Why The MBA Beats The MD & The JD

mba degree pay off

The cost of getting an MBA degree can be staggering, leaving students with heavy debt burdens after graduation. But the perennial question every new generation of MBA applicants have is, does the degree still pay off in dollars-and-cents terms? A new return-on-investment analysis on graduate education shows that the MBA continues to beat all other degrees when it comes down to value.

The study by San Francisco-based Priceonomics to determine which advanced degrees produced graduates with the most (and least) student debt and how that compared to post-degree income immediately after graduation. The study is based on data supplied by graduates looking to refinance their debt from Earnest, a financial services company. Average student loan debt includes debt acumulated in both college and graduate school.

Researchers crunched the numbers for a wide variety of graduate degrees besides the MBA: MDs (medicine), DDS (dentistry), Pharm D (pharmacy), JDs (law), Masters in Science or Engineering, Masters in Arts, and other masters degrees. They also examined the impact of a university’s brand on a graduate’s earnings.


The winner? MBAs, by a long shot. Dividing a graduate’s average student debt by their self-reported income, Priceonomics calculated a debt-to-income ratio for each group of students. Debt-to-income ratios below one mean these degree-holders make more than they paid for their degree in one year. Values over one mean the degree cost more than what the typical graduate makes in a year.

The study found that MBAs enjoy the lowest debt-to-income ratio, just 0.71. That compares with medical professionals’s debt-to-income ratio of 1.41, master’s of arts at 1.07, or law at 1.0. “These (MBA) degrees are relatively affordable and confer high earning power, the researchers concluded.

Not surprisingly, medical professionals incur the most average debt, a chart-topping $191,200, followed by law graduates at $139,900 (see below table). The average debt for an MBA was $89.900, considerably more than the $62,800 incurred by students who went for the master’s of arts, but substantially more than med and law students who have to go to school for longer periods of time.


The upshot?

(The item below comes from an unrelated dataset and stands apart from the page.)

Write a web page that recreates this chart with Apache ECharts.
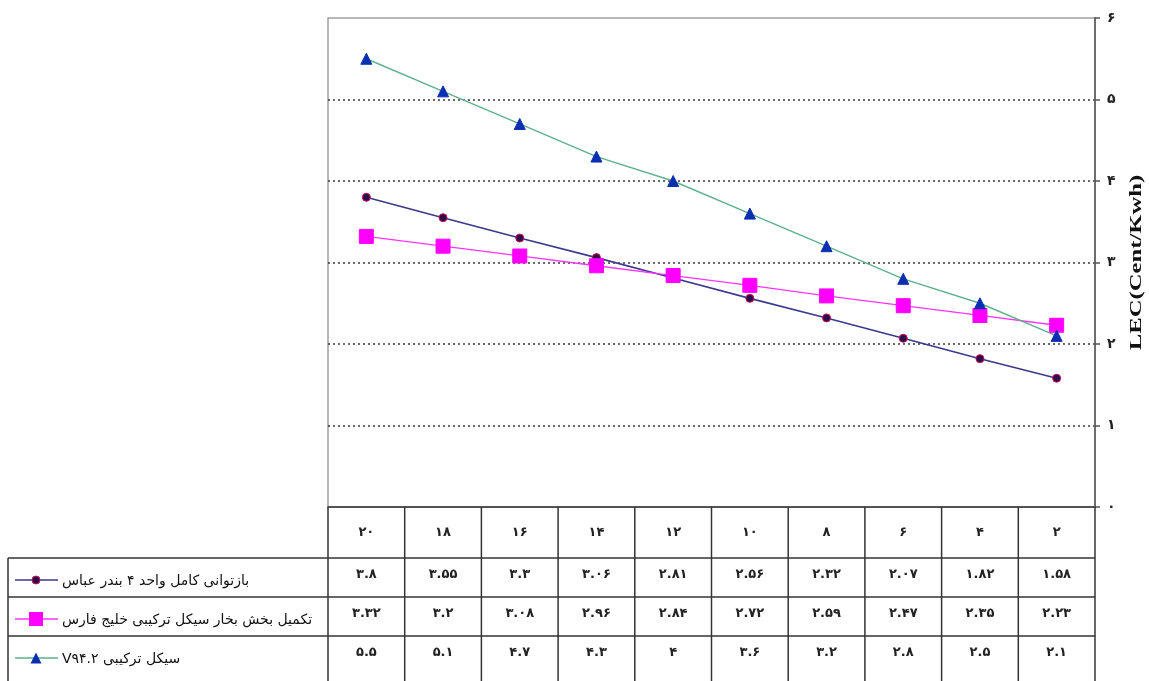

Even though medical and law graduates outearn most MBAs starting out, their debt loads are considerably higher, diminishing the immediate payback of their degrees. “Medical professionals take on the most debt – even when their high salaries are accounted for – while MBAs enjoy a low debt burden relative to their income,” the study found.

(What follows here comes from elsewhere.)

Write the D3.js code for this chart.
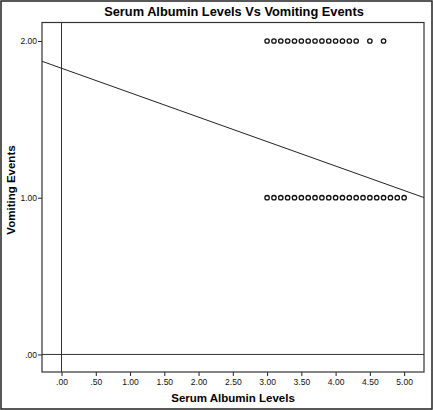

The analysis, moreover, tends to underestimate the MBA’s value due to a number of factors the study fails to take into account. For one thing, the stated first-year income for MBAs of $127,200 is substantially below the actual figures for graduates of the top schools. Last year, the median total compensation package—including sign-on bonuses and other guaranteed pay— for MBAs at two dozen of the most highly ranked institutions exceeded the reported average in the study. In fact, the total pay for MBAs at Stanford, Harvard, NYU, the University of Virginia, and the University of Michigan topped $150,000, with Stanford GSB grads making a record $163,827.

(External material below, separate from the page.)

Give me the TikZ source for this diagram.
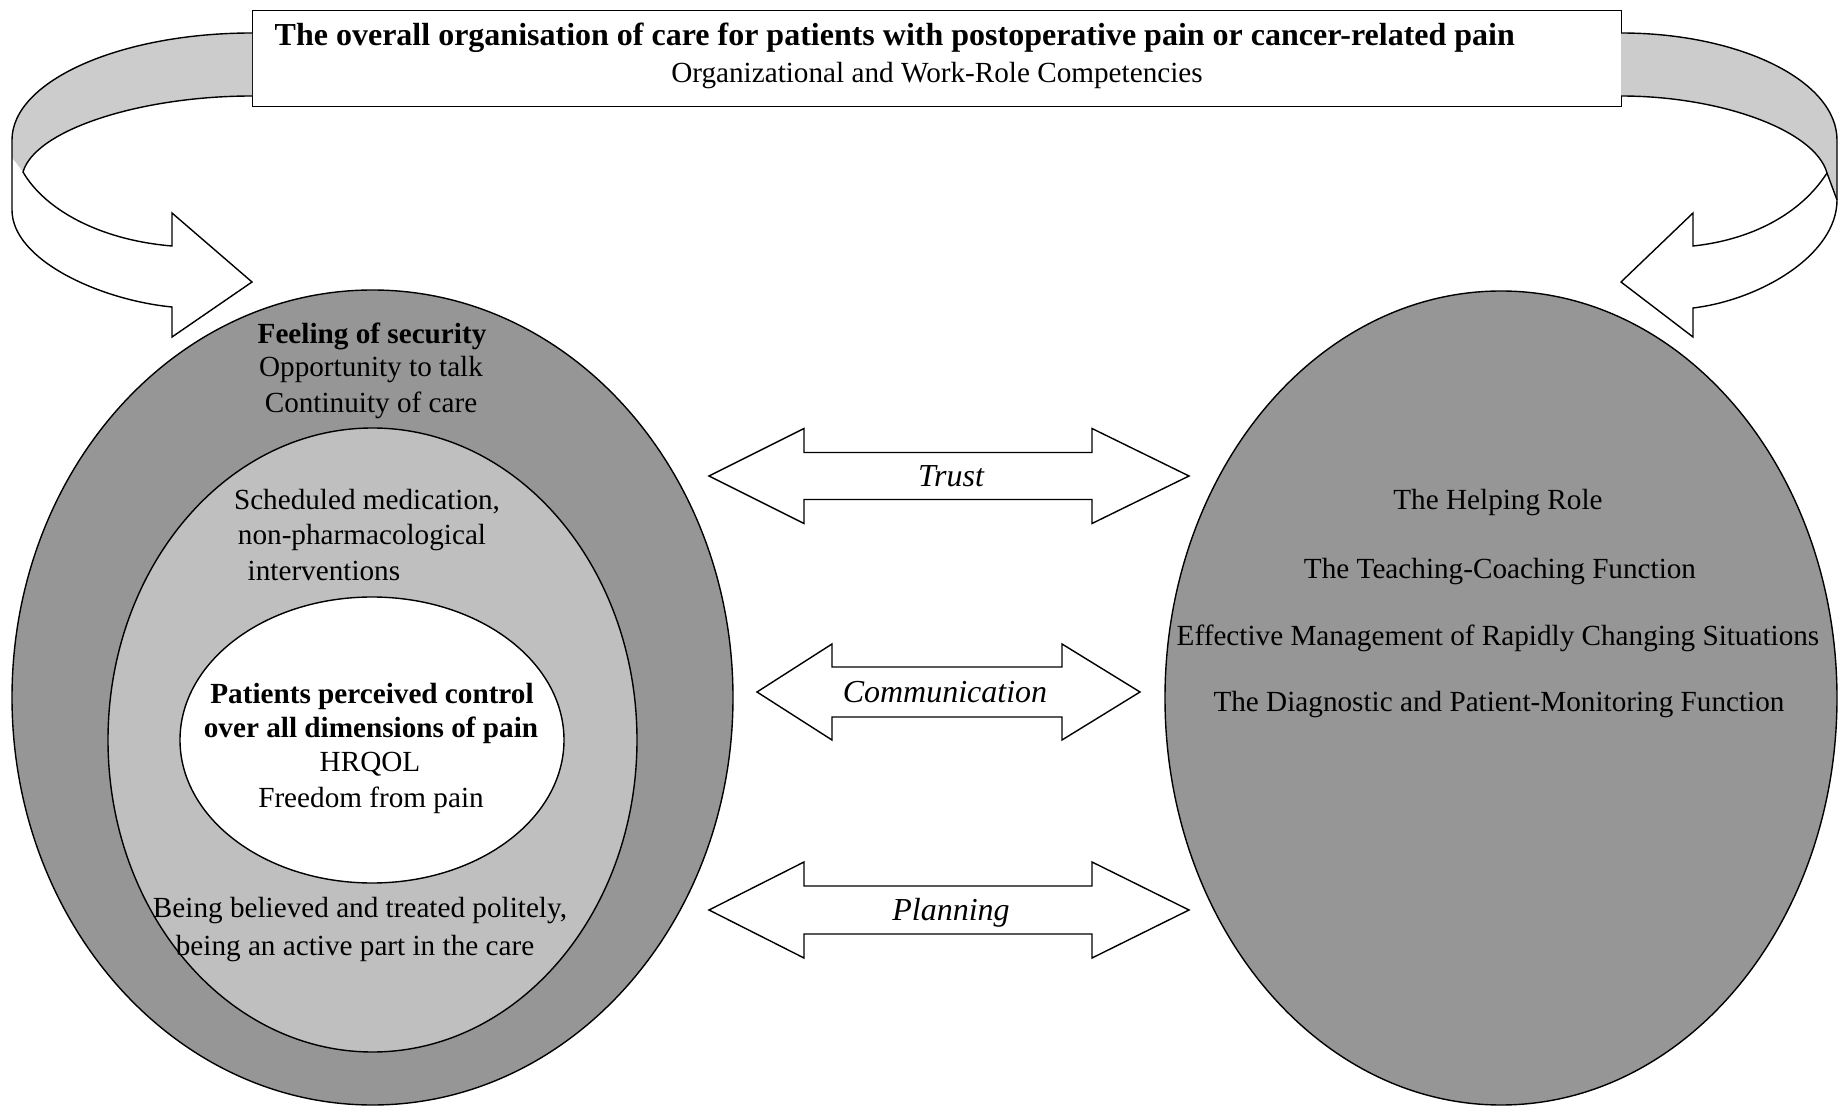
\documentclass[tikz,border=0pt]{standalone}
\usepackage{fontspec}
\setmainfont{Liberation Serif}
\usetikzlibrary{shapes.geometric}
\definecolor{darkg}{gray}{0.59}
\definecolor{midg}{gray}{0.75}
\definecolor{bandg}{gray}{0.80}
\newcommand{\blockdarrow}[8]{%
  % #1 left tip, #2 left base, #3 right base, #4 right tip, #5 y centre, #6 half shaft, #7 half head, #8 name
  \draw[blockarrow] ({#1},{#5}) -- ({#2},{#5-#7}) -- ({#2},{#5-#6}) -- ({#3},{#5-#6}) -- ({#3},{#5-#7})
    -- ({#4},{#5}) -- ({#3},{#5+#7}) -- ({#3},{#5+#6}) -- ({#2},{#5+#6}) -- ({#2},{#5+#7}) -- cycle;
  \coordinate (#8) at ({(#1+#4)/2},{#5});}
\begin{document}
\begin{tikzpicture}[x=0.5pt,y=-0.5pt,line width=0.7pt,line join=miter,
  txt/.style={anchor=base,inner sep=0pt,font=\fontsize{14.6}{17}\selectfont},
  lbl/.style={anchor=base,inner sep=0pt,font=\fontsize{16}{19}\selectfont\itshape},
  blockarrow/.style={draw=black,fill=white,line width=0.7pt},
  oval/.style={ellipse,draw=black,inner sep=0pt,line width=0.7pt}]
\useasboundingbox (0,0) rectangle (1838,1106);
\fill[white] (0,0) rectangle (1838,1106);

% left nested ellipses
\node[oval,fill=darkg,minimum width=360.5pt,minimum height=407.5pt] (outer) at (372.5,697.5) {};
\node[oval,fill=midg,minimum width=264.5pt,minimum height=312pt] (middle) at (372.5,740) {};
\node[oval,fill=white,minimum width=192pt,minimum height=143pt] (inner) at (372,740) {};
% right ellipse
\node[oval,fill=darkg,minimum width=336pt,minimum height=407pt] (right) at (1501,698) {};

% top box
\node[draw=black,fill=white,minimum width=684.5pt,minimum height=48pt,inner sep=0pt,anchor=north west,line width=0.7pt] (topbox) at (252,10) {};
\node[txt,anchor=base west,font=\fontsize{16}{19}\selectfont] (title) at (274,46) {\textbf{The overall organisation of care for patients with postoperative pain or cancer-related pain}};
\node[txt] (subtitle) at (937,83) {Organizational and Work-Role Competencies};

% left curved arrow
\fill[bandg] (252,33) .. controls (120,33) and (12,81) .. (12,140) -- (12,158) -- (23,172)
  .. controls (35,130) and (140,96) .. (252,96) -- cycle;
\fill[white] (23,172) -- (12,158) -- (12,210) .. controls (12,260) and (100,300) .. (172,307)
  -- (172,337) -- (252,282) -- (172,213) -- (172,246) .. controls (100,240) and (45,210) .. (23,172) -- cycle;
\draw (252,33) .. controls (120,33) and (12,81) .. (12,140) -- (12,210)
  .. controls (12,260) and (100,300) .. (172,307) -- (172,337) -- (252,282) -- (172,213) -- (172,246)
  .. controls (100,240) and (45,210) .. (23,172) .. controls (35,130) and (140,96) .. (252,96);

% right curved arrow
\fill[bandg] (1621,33) .. controls (1740,33) and (1837,81) .. (1837,140) -- (1837,200) -- (1827,173)
  .. controls (1815,130) and (1720,96) .. (1621,96) -- cycle;
\fill[white] (1827,173) -- (1837,200) .. controls (1837,255) and (1760,300) .. (1693,308)
  -- (1693,337) -- (1621,282) -- (1693,213) -- (1693,246) .. controls (1750,240) and (1800,215) .. (1827,173) -- cycle;
\draw (1621,33) .. controls (1740,33) and (1837,81) .. (1837,140) -- (1837,200)
  .. controls (1837,255) and (1760,300) .. (1693,308) -- (1693,337) -- (1621,282) -- (1693,213) -- (1693,246)
  .. controls (1750,240) and (1800,215) .. (1827,173) .. controls (1815,130) and (1720,96) .. (1621,96);
\draw (1827,173) -- (1837,200);

% double block arrows
\blockdarrow{709}{804}{1092}{1189}{476}{23.5}{47.5}{trustc}
\blockdarrow{757}{832}{1062}{1140}{692}{25}{48}{commc}
\blockdarrow{709}{804}{1092}{1189}{910}{24}{48}{planc}
\node[lbl] (trust) at (951,487) {Trust};
\node[lbl] (comm) at (945,703) {Communication};
\node[lbl] (plan) at (951,921) {Planning};

% left texts
\node[txt] (feel) at (372,344) {\textbf{Feeling of security}};
\node[txt] (talk) at (371,377) {Opportunity to talk};
\node[txt] (cont) at (371,413) {Continuity of care};
\node[txt] (sched) at (367,510) {Scheduled medication,};
\node[txt] (nonph) at (362,545) {non-pharmacological};
\node[txt,anchor=base west] (interv) at (247,581) {interventions};
\node[txt] (pat1) at (372,704) {\textbf{Patients perceived control}};
\node[txt] (pat2) at (371,738) {\textbf{over all dimensions of pain}};
\node[txt] (hrq) at (370,772) {HRQOL};
\node[txt] (free) at (371,808) {Freedom from pain};
\node[txt] (bel1) at (360,917) {Being believed and treated politely,};
\node[txt] (bel2) at (355,955) {being an active part in the care};

% right texts
\node[txt] (r1) at (1498,510) {The Helping Role};
\node[txt] (r2) at (1500,579) {The Teaching-Coaching Function};
\node[txt] (r3) at (1498,646) {Effective Management of Rapidly Changing Situations};
\node[txt] (r4) at (1499,712) {The Diagnostic and Patient-Monitoring Function};
\end{tikzpicture}
\end{document}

The analysis also understates the value of an MBA because employment rates out of business school tend to be substantially higher than they are for law school grads and many other master degree holders. Finally, leading business schools tend to be far more generous with scholarship aid than many other graduate schools. At Harvard Business School, for example, roughly half of the school’s MBA students currently receive fellowships, which now cover more half the cost of the annual tuition of $61,225. Last year, HBS doled out $34 million in scholarship aid to not much more than 950 students. While this generosity would lower the debt burdens in Priceonomics calculations, the study wouldn’t capture graduates with full rides or substantial awards who wouldn’t need to borrow any money at all for their education.